### PROBLEM DETAILS
Copy the first line of the material below and every later line through the line containing "(0,0) rectangle (1190,912);", without any other output.

### A run of records
╭──
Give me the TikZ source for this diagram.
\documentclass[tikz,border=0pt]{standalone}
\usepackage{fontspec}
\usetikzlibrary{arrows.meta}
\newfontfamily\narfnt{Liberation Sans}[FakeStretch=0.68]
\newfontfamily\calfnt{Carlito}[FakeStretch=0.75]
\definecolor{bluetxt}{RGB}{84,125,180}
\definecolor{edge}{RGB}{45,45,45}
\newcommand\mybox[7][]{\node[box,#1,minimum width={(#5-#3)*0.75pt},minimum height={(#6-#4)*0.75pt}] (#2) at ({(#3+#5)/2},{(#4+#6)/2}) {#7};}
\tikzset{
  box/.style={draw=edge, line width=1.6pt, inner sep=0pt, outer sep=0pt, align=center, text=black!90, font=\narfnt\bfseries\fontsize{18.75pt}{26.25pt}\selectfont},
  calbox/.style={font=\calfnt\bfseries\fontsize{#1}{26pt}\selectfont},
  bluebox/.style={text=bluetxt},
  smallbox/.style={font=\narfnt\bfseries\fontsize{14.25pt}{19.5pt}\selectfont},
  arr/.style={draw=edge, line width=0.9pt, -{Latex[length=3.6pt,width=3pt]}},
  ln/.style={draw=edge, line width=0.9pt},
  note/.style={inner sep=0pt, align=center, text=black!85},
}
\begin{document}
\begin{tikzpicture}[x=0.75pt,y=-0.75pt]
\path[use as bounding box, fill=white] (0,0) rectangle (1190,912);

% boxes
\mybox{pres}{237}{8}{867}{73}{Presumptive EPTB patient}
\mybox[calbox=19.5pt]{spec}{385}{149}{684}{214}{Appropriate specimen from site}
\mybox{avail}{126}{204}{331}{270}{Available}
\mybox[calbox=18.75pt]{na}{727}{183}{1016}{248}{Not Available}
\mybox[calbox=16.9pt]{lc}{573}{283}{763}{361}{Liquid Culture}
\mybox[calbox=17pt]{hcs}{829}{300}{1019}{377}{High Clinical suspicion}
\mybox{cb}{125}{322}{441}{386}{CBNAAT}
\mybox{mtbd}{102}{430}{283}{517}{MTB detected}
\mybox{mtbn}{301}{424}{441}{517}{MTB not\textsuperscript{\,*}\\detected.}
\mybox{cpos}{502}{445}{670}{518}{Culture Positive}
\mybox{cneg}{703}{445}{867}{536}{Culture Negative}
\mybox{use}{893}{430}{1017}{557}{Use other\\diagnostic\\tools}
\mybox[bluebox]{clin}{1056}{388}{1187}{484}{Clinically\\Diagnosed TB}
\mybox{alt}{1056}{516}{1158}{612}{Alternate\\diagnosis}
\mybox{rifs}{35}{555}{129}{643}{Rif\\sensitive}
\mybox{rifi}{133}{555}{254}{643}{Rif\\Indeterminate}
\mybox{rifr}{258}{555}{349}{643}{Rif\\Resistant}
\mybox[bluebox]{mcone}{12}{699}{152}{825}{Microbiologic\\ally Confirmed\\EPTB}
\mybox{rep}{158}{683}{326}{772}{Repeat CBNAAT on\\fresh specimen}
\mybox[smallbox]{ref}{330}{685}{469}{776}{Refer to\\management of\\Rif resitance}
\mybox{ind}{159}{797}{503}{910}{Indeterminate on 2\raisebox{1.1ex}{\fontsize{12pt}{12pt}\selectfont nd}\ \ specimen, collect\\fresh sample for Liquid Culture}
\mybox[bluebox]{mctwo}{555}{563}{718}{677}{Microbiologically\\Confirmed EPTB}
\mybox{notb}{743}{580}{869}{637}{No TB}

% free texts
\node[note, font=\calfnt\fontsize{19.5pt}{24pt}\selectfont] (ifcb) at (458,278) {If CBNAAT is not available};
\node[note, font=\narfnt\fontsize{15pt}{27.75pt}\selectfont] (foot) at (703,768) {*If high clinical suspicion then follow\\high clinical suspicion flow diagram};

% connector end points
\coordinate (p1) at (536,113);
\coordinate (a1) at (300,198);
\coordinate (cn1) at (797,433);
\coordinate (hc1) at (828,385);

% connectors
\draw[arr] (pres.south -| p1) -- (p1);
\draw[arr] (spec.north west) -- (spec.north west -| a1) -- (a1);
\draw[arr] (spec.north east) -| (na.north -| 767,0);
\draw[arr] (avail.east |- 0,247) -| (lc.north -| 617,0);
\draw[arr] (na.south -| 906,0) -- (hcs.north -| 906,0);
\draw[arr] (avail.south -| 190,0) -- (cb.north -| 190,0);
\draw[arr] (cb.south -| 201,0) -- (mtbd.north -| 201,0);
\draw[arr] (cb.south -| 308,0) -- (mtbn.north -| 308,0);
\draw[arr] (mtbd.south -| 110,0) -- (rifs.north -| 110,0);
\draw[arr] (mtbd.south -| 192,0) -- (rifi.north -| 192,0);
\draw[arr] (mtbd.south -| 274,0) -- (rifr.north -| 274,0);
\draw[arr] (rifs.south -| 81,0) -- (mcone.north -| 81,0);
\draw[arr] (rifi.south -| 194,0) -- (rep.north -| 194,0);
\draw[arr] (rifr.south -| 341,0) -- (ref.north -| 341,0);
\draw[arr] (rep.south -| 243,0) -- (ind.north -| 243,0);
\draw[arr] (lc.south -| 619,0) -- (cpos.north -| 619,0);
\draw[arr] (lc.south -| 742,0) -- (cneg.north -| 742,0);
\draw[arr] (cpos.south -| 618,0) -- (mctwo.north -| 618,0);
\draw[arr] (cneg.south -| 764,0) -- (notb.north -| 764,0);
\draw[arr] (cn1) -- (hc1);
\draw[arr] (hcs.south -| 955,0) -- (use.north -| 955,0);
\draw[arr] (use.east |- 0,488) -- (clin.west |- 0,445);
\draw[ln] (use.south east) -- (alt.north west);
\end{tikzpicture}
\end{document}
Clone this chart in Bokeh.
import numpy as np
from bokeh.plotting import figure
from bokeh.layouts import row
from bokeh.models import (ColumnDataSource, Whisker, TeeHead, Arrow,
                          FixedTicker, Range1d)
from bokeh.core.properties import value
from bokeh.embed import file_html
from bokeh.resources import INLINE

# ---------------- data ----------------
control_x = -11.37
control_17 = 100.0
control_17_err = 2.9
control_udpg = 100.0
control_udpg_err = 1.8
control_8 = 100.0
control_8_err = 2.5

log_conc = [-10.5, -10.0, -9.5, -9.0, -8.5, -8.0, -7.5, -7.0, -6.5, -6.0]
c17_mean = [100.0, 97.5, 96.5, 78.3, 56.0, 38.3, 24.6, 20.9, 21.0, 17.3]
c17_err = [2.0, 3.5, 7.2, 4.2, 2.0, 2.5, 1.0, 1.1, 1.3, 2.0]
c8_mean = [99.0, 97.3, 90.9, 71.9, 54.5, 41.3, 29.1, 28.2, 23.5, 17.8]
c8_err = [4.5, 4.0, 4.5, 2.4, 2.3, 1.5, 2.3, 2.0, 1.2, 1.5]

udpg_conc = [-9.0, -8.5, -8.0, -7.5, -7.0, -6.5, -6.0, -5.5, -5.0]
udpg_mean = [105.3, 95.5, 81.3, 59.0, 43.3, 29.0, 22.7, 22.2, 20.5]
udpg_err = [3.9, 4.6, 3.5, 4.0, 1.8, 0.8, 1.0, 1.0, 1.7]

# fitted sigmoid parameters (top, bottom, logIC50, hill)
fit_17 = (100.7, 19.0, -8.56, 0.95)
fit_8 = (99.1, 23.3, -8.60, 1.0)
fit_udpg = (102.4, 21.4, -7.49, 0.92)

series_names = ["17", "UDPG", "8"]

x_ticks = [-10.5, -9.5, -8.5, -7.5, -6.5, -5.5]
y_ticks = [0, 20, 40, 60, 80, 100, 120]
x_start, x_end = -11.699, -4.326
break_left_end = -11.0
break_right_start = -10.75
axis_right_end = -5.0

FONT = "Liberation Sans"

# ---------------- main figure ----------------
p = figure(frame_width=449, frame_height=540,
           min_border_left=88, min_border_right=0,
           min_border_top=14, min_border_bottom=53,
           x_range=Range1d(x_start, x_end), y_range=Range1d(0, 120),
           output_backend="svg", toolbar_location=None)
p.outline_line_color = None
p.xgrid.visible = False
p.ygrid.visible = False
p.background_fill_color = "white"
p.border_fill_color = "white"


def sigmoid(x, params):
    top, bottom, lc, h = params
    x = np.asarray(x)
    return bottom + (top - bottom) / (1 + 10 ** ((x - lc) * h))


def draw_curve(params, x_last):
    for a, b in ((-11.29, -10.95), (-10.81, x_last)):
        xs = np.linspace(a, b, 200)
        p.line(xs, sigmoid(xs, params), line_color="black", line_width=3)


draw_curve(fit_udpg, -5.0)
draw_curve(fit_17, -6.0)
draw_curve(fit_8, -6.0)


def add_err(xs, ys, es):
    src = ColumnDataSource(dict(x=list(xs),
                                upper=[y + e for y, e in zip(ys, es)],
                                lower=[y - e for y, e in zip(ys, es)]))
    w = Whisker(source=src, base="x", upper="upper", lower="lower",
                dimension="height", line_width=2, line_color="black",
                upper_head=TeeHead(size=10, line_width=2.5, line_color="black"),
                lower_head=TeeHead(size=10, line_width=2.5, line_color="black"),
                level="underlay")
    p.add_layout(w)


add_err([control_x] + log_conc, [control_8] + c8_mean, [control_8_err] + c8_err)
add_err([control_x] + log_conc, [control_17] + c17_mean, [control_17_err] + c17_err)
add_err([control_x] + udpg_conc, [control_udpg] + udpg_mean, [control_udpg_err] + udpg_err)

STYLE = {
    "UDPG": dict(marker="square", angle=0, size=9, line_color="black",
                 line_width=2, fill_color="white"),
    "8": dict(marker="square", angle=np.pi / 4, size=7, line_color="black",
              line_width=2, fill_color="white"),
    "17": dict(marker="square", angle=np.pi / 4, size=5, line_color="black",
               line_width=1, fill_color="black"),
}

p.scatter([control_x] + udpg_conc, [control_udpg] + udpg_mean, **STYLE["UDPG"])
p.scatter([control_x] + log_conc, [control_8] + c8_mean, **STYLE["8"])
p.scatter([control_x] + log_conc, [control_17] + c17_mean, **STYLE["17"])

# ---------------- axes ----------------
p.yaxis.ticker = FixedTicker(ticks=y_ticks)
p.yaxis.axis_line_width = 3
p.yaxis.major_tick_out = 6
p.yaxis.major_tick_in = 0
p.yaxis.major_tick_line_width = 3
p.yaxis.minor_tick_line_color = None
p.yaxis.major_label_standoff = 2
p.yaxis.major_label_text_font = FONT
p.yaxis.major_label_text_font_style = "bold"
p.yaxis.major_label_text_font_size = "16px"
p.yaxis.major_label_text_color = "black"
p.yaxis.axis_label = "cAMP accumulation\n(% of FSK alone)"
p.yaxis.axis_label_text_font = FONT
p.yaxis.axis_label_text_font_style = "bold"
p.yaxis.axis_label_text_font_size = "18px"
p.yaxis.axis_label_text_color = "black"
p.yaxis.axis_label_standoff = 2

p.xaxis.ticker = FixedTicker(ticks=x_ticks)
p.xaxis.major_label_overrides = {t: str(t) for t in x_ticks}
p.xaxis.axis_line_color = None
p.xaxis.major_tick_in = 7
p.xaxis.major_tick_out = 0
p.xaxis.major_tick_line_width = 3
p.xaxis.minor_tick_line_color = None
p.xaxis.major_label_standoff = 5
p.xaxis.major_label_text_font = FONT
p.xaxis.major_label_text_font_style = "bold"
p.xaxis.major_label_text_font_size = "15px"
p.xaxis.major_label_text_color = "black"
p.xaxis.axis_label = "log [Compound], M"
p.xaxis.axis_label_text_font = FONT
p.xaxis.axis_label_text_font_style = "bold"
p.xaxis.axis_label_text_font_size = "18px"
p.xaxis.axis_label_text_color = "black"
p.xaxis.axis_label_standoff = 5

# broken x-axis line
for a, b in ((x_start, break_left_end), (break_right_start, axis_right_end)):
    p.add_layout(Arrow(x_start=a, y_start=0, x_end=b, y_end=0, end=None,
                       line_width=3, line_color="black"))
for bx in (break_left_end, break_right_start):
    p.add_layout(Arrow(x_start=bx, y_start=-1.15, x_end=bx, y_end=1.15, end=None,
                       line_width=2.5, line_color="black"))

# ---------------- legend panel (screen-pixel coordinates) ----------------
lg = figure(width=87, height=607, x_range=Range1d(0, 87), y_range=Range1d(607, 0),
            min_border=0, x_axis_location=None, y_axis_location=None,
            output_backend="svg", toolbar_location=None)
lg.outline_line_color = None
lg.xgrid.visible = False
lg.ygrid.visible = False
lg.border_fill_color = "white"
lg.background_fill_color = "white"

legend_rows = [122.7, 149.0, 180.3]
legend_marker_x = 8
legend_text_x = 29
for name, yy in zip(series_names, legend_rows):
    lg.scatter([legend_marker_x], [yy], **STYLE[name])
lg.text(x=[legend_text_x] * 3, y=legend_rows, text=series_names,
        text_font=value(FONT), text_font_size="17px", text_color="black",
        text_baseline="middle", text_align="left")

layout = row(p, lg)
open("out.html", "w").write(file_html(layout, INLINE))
╰──
### CORRECT RESPONSE
Give me the TikZ source for this diagram.
\documentclass[tikz,border=0pt]{standalone}
\usepackage{fontspec}
\usetikzlibrary{arrows.meta}
\newfontfamily\narfnt{Liberation Sans}[FakeStretch=0.68]
\newfontfamily\calfnt{Carlito}[FakeStretch=0.75]
\definecolor{bluetxt}{RGB}{84,125,180}
\definecolor{edge}{RGB}{45,45,45}
\newcommand\mybox[7][]{\node[box,#1,minimum width={(#5-#3)*0.75pt},minimum height={(#6-#4)*0.75pt}] (#2) at ({(#3+#5)/2},{(#4+#6)/2}) {#7};}
\tikzset{
  box/.style={draw=edge, line width=1.6pt, inner sep=0pt, outer sep=0pt, align=center, text=black!90, font=\narfnt\bfseries\fontsize{18.75pt}{26.25pt}\selectfont},
  calbox/.style={font=\calfnt\bfseries\fontsize{#1}{26pt}\selectfont},
  bluebox/.style={text=bluetxt},
  smallbox/.style={font=\narfnt\bfseries\fontsize{14.25pt}{19.5pt}\selectfont},
  arr/.style={draw=edge, line width=0.9pt, -{Latex[length=3.6pt,width=3pt]}},
  ln/.style={draw=edge, line width=0.9pt},
  note/.style={inner sep=0pt, align=center, text=black!85},
}
\begin{document}
\begin{tikzpicture}[x=0.75pt,y=-0.75pt]
\path[use as bounding box, fill=white] (0,0) rectangle (1190,912);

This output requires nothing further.